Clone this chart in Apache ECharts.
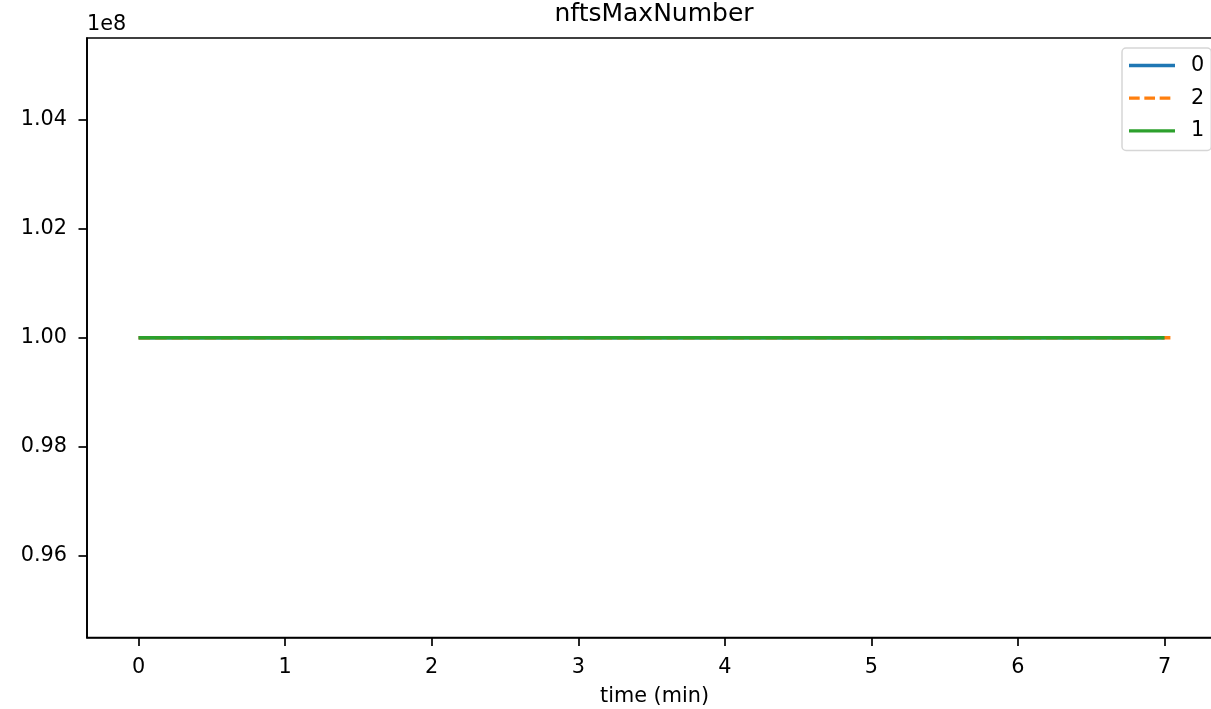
<!DOCTYPE html>
<html>
<head>
<meta charset="utf-8">
<script src="https://cdn.jsdelivr.net/npm/echarts@6/dist/echarts.min.js"></script>
<style>html,body{margin:0;padding:0;background:#fff}#c{width:1211px;height:709px}</style>
</head>
<body>
<div id="c"></div>
<script>
const seriesNames = ['0', '2', '1'];
const time0 = [0, 1, 2, 3, 4, 5, 6, 7.0];
const values0 = [1e8, 1e8, 1e8, 1e8, 1e8, 1e8, 1e8, 1e8];
const time2 = [0, 1, 2, 3, 4, 5, 6, 7.04];
const values2 = [1e8, 1e8, 1e8, 1e8, 1e8, 1e8, 1e8, 1e8];
const time1 = [0, 1, 2, 3, 4, 5, 6, 7.0];
const values1 = [1e8, 1e8, 1e8, 1e8, 1e8, 1e8, 1e8, 1e8];
const xTicks = [0, 1, 2, 3, 4, 5, 6, 7];
const yTicks = [0.96e8, 0.98e8, 1.00e8, 1.02e8, 1.04e8];
const xRange = [-0.352, 7.392];
const yRange = [0.945e8, 1.055e8];

const FONT = 'DejaVu Sans';
const zip = (t, v) => t.map((x, i) => [x, v[i]]);
const solidIcon = 'path://M0,0h46v3.4h-46z';
const dashIcon = 'path://M0,0h11.5v3.4h-11.5z M16.5,0h11.5v3.4h-11.5z M33,0h11.5v3.4h-11.5z M49.5,0h0v3.4h0z';

const chart = echarts.init(document.getElementById('c'), null, {renderer: 'canvas'});
chart.setOption({
  animation: false,
  backgroundColor: '#ffffff',
  grid: {left: 87, top: 38, width: 1135, height: 599.5, outerBoundsMode: 'none', containLabel: false, show: true, borderColor: '#000', borderWidth: 1.7, backgroundColor: 'transparent'},
  xAxis: {
    type: 'value', min: xRange[0], max: xRange[1],
    axisLine: {show: true, onZero: false, lineStyle: {color: '#000', width: 1.7}},
    axisTick: {show: true, length: 8.5, inside: false, customValues: xTicks, lineStyle: {color: '#000', width: 1.7}},
    axisLabel: {customValues: xTicks, color: '#000', fontFamily: FONT, fontSize: 20.8, margin: 20, formatter: v => String(v)},
    splitLine: {show: false}
  },
  yAxis: {
    type: 'value', min: yRange[0], max: yRange[1],
    axisLine: {show: true, onZero: false, lineStyle: {color: '#000', width: 1.7}},
    axisTick: {show: true, length: 8.5, inside: false, customValues: yTicks, lineStyle: {color: '#000', width: 1.7}},
    axisLabel: {customValues: yTicks, color: '#000', fontFamily: FONT, fontSize: 20.8, margin: 20, formatter: v => (v / 1e8).toFixed(2)},
    splitLine: {show: false}
  },
  legend: {
    orient: 'vertical', left: 1122, top: 48,
    padding: [7, 7, 9, 7],
    itemWidth: 46, itemHeight: 3.4, itemGap: 11.7,
    backgroundColor: 'rgba(255,255,255,0.8)',
    borderColor: '#d6d6d6', borderWidth: 1.5, borderRadius: 4,
    textStyle: {color: '#000', fontFamily: FONT, fontSize: 20.8, lineHeight: 20, padding: [0, 0, 0, 11]},
    data: [
      {name: '0', icon: solidIcon},
      {name: '2', icon: dashIcon},
      {name: '1', icon: solidIcon}
    ]
  },
  graphic: [
    {type: 'text', style: {text: 'nftsMaxNumber', x: 654, y: 14, fill: '#000', font: '25px "DejaVu Sans"', align: 'center', verticalAlign: 'middle'}},
    {type: 'text', style: {text: '1e8', x: 87, y: 25, fill: '#000', font: '20.8px "DejaVu Sans"', align: 'left', verticalAlign: 'middle'}},
    {type: 'text', style: {text: 'time (min)', x: 654.5, y: 697, fill: '#000', font: '20.8px "DejaVu Sans"', align: 'center', verticalAlign: 'middle'}}
  ],
  series: [
    {name: '0', type: 'line', data: zip(time0, values0), symbol: 'none', lineStyle: {color: '#1f77b4', width: 3.4}, itemStyle: {color: '#1f77b4'}},
    {name: '2', type: 'line', data: zip(time2, values2), symbol: 'none', lineStyle: {color: '#ff7f0e', width: 3.4, type: [11.5, 5]}, itemStyle: {color: '#ff7f0e'}},
    {name: '1', type: 'line', data: zip(time1, values1), symbol: 'none', lineStyle: {color: '#2ca02c', width: 3.4}, itemStyle: {color: '#2ca02c'}}
  ]
});
</script>
</body>
</html>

JOB: Quote the data above in full and without alteration; skip the pictures.

ANSWER FOR THIS EXERCISE:
Clone this chart in Apache ECharts.
<!DOCTYPE html>
<html>
<head>
<meta charset="utf-8">
<script src="https://cdn.jsdelivr.net/npm/echarts@6/dist/echarts.min.js"></script>
<style>html,body{margin:0;padding:0;background:#fff}#c{width:1211px;height:709px}</style>
</head>
<body>
<div id="c"></div>
<script>
const seriesNames = ['0', '2', '1'];
const time0 = [0, 1, 2, 3, 4, 5, 6, 7.0];
const values0 = [1e8, 1e8, 1e8, 1e8, 1e8, 1e8, 1e8, 1e8];
const time2 = [0, 1, 2, 3, 4, 5, 6, 7.04];
const values2 = [1e8, 1e8, 1e8, 1e8, 1e8, 1e8, 1e8, 1e8];
const time1 = [0, 1, 2, 3, 4, 5, 6, 7.0];
const values1 = [1e8, 1e8, 1e8, 1e8, 1e8, 1e8, 1e8, 1e8];
const xTicks = [0, 1, 2, 3, 4, 5, 6, 7];
const yTicks = [0.96e8, 0.98e8, 1.00e8, 1.02e8, 1.04e8];
const xRange = [-0.352, 7.392];
const yRange = [0.945e8, 1.055e8];

const FONT = 'DejaVu Sans';
const zip = (t, v) => t.map((x, i) => [x, v[i]]);
const solidIcon = 'path://M0,0h46v3.4h-46z';
const dashIcon = 'path://M0,0h11.5v3.4h-11.5z M16.5,0h11.5v3.4h-11.5z M33,0h11.5v3.4h-11.5z M49.5,0h0v3.4h0z';

const chart = echarts.init(document.getElementById('c'), null, {renderer: 'canvas'});
chart.setOption({
  animation: false,
  backgroundColor: '#ffffff',
  grid: {left: 87, top: 38, width: 1135, height: 599.5, outerBoundsMode: 'none', containLabel: false, show: true, borderColor: '#000', borderWidth: 1.7, backgroundColor: 'transparent'},
  xAxis: {
    type: 'value', min: xRange[0], max: xRange[1],
    axisLine: {show: true, onZero: false, lineStyle: {color: '#000', width: 1.7}},
    axisTick: {show: true, length: 8.5, inside: false, customValues: xTicks, lineStyle: {color: '#000', width: 1.7}},
    axisLabel: {customValues: xTicks, color: '#000', fontFamily: FONT, fontSize: 20.8, margin: 20, formatter: v => String(v)},
    splitLine: {show: false}
  },
  yAxis: {
    type: 'value', min: yRange[0], max: yRange[1],
    axisLine: {show: true, onZero: false, lineStyle: {color: '#000', width: 1.7}},
    axisTick: {show: true, length: 8.5, inside: false, customValues: yTicks, lineStyle: {color: '#000', width: 1.7}},
    axisLabel: {customValues: yTicks, color: '#000', fontFamily: FONT, fontSize: 20.8, margin: 20, formatter: v => (v / 1e8).toFixed(2)},
    splitLine: {show: false}
  },
  legend: {
    orient: 'vertical', left: 1122, top: 48,
    padding: [7, 7, 9, 7],
    itemWidth: 46, itemHeight: 3.4, itemGap: 11.7,
    backgroundColor: 'rgba(255,255,255,0.8)',
    borderColor: '#d6d6d6', borderWidth: 1.5, borderRadius: 4,
    textStyle: {color: '#000', fontFamily: FONT, fontSize: 20.8, lineHeight: 20, padding: [0, 0, 0, 11]},
    data: [
      {name: '0', icon: solidIcon},
      {name: '2', icon: dashIcon},
      {name: '1', icon: solidIcon}
    ]
  },
  graphic: [
    {type: 'text', style: {text: 'nftsMaxNumber', x: 654, y: 14, fill: '#000', font: '25px "DejaVu Sans"', align: 'center', verticalAlign: 'middle'}},
    {type: 'text', style: {text: '1e8', x: 87, y: 25, fill: '#000', font: '20.8px "DejaVu Sans"', align: 'left', verticalAlign: 'middle'}},
    {type: 'text', style: {text: 'time (min)', x: 654.5, y: 697, fill: '#000', font: '20.8px "DejaVu Sans"', align: 'center', verticalAlign: 'middle'}}
  ],
  series: [
    {name: '0', type: 'line', data: zip(time0, values0), symbol: 'none', lineStyle: {color: '#1f77b4', width: 3.4}, itemStyle: {color: '#1f77b4'}},
    {name: '2', type: 'line', data: zip(time2, values2), symbol: 'none', lineStyle: {color: '#ff7f0e', width: 3.4, type: [11.5, 5]}, itemStyle: {color: '#ff7f0e'}},
    {name: '1', type: 'line', data: zip(time1, values1), symbol: 'none', lineStyle: {color: '#2ca02c', width: 3.4}, itemStyle: {color: '#2ca02c'}}
  ]
});
</script>
</body>
</html>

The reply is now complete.